> [REQUIRED TASK]: Scan the data below. Pull out each line where "React" occurs.

> [RECORDED DATA]:
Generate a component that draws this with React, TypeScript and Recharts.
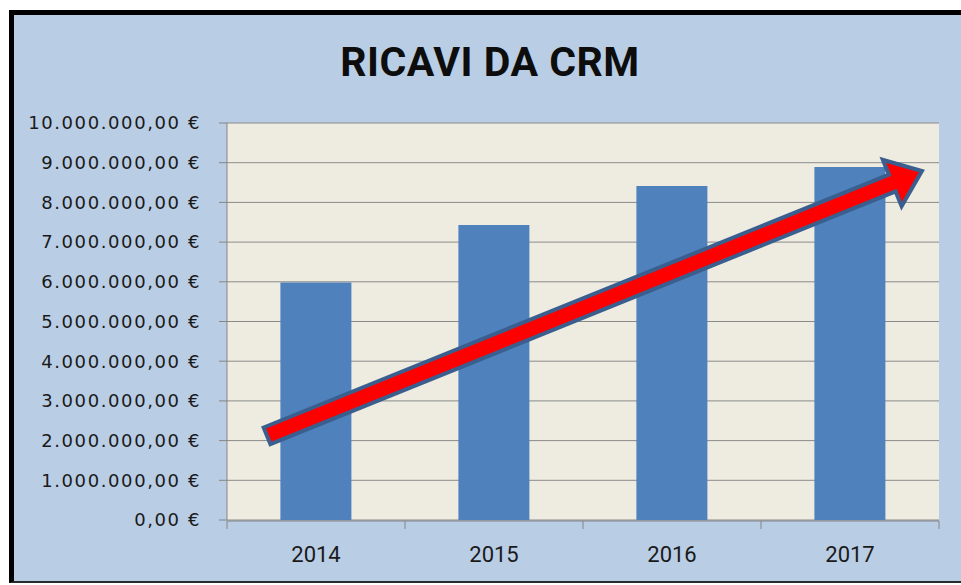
import React from 'react';
import { BarChart, Bar, XAxis, YAxis, CartesianGrid, ReferenceLine } from 'recharts';

const years = ['2014', '2015', '2016', '2017'];
const revenues = [5980000, 7430000, 8410000, 8890000];
const bandPos = [0.5, 1.5, 2.5, 3.5];
const yTicks = [0, 1000000, 2000000, 3000000, 4000000, 5000000, 6000000, 7000000, 8000000, 9000000, 10000000];
const bandTicks = [0, 1, 2, 3, 4];
const arrowStart = { x: 0.225, y: 2120000 };
const arrowEnd = { x: 3.904, y: 8790000 };
const title = 'RICAVI DA CRM';

const data = years.map((year, i) => ({ year, pos: bandPos[i], value: revenues[i] }));

const fmt = (v: number) =>
  Math.round(v).toString().replace(/\B(?=(\d{3})+(?!\d))/g, '.') + ',00 €';

const EmptyTick = () => <g />;

const ArrowShape = (props: any) => {
  const { x1, y1, x2, y2 } = props;
  if ([x1, y1, x2, y2].some((v) => typeof v !== 'number' || isNaN(v))) return <g />;
  const dx = x2 - x1;
  const dy = y2 - y1;
  const L = Math.sqrt(dx * dx + dy * dy);
  const ux = dx / L;
  const uy = dy / L;
  const nx = -uy;
  const ny = ux;
  const sw = 9;
  const hw = 25;
  const hl = 32;
  const bx = x2 - ux * hl;
  const by = y2 - uy * hl;
  const pts = [
    [x1 + nx * sw, y1 + ny * sw],
    [bx + nx * sw, by + ny * sw],
    [bx + nx * hw, by + ny * hw],
    [x2, y2],
    [bx - nx * hw, by - ny * hw],
    [bx - nx * sw, by - ny * sw],
    [x1 - nx * sw, y1 - ny * sw],
  ];
  return (
    <polygon
      points={pts.map((p) => `${p[0]},${p[1]}`).join(' ')}
      fill="#ff0000"
      stroke="#3a5f8f"
      strokeWidth={4}
      strokeLinejoin="miter"
    />
  );
};

export default function App() {
  return (
    <div style={{ position: 'absolute', left: 0, top: 0, width: 961, height: 585, background: '#ffffff', overflow: 'hidden' }}>
      <div
        style={{
          position: 'absolute',
          left: 9,
          top: 10,
          width: 960,
          height: 573,
          boxSizing: 'border-box',
          background: '#b9cde5',
          borderTop: '5px solid #000',
          borderLeft: '5px solid #000',
          borderBottom: '2px solid #2a2a2a',
        }}
      />
      <div
        style={{
          position: 'absolute',
          left: 290,
          width: 400,
          top: 42,
          textAlign: 'center',
          fontFamily: 'Roboto, sans-serif',
          fontWeight: 700,
          fontSize: 41,
          lineHeight: '41px',
          letterSpacing: 0.5,
          color: '#0d0d0d',
        }}
      >
        {title}
      </div>
      <div style={{ position: 'absolute', left: 0, top: 0 }}>
        <BarChart
          width={961}
          height={585}
          data={data}
          margin={{ top: 123, right: 22, bottom: 63, left: 0 }}
          barCategoryGap="30%"
        >
          <CartesianGrid horizontal vertical={false} stroke="#8a8a8a" fill="#eeece1" xAxisId="cat" />
          <XAxis
            xAxisId="num"
            dataKey="pos"
            type="number"
            domain={[0, 4]}
            ticks={bandTicks}
            height={1}
            axisLine={{ stroke: '#868686' }}
            tickLine={{ stroke: '#868686' }}
            tickSize={8}
            tick={EmptyTick}
            allowDataOverflow
          />
          <XAxis
            xAxisId="cat"
            dataKey="year"
            height={1}
            axisLine={false}
            tickLine={false}
            tickSize={0}
            tickMargin={26}
            tick={{ fontFamily: 'Roboto, sans-serif', fontSize: 22, fill: '#1a1a1a' }}
          />
          <YAxis
            width={227}
            domain={[0, 10000000]}
            ticks={yTicks}
            interval={0}
            tickFormatter={fmt}
            axisLine={{ stroke: '#868686' }}
            tickLine={{ stroke: '#868686' }}
            tickSize={8}
            tickMargin={18}
            tick={{ fontFamily: 'DejaVu Sans, sans-serif', fontSize: 18, fill: '#1a1a1a', letterSpacing: 1.6 }}
          />
          <Bar dataKey="value" xAxisId="cat" fill="#4f81bd" isAnimationActive={false} />
          <ReferenceLine
            xAxisId="num"
            segment={[arrowStart, arrowEnd]}
            shape={ArrowShape}
            ifOverflow="visible"
          />
        </BarChart>
      </div>
    </div>
  );
}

> [RESULT FOR THIS TASK]:
Generate a component that draws this with React, TypeScript and Recharts.
import React from 'react';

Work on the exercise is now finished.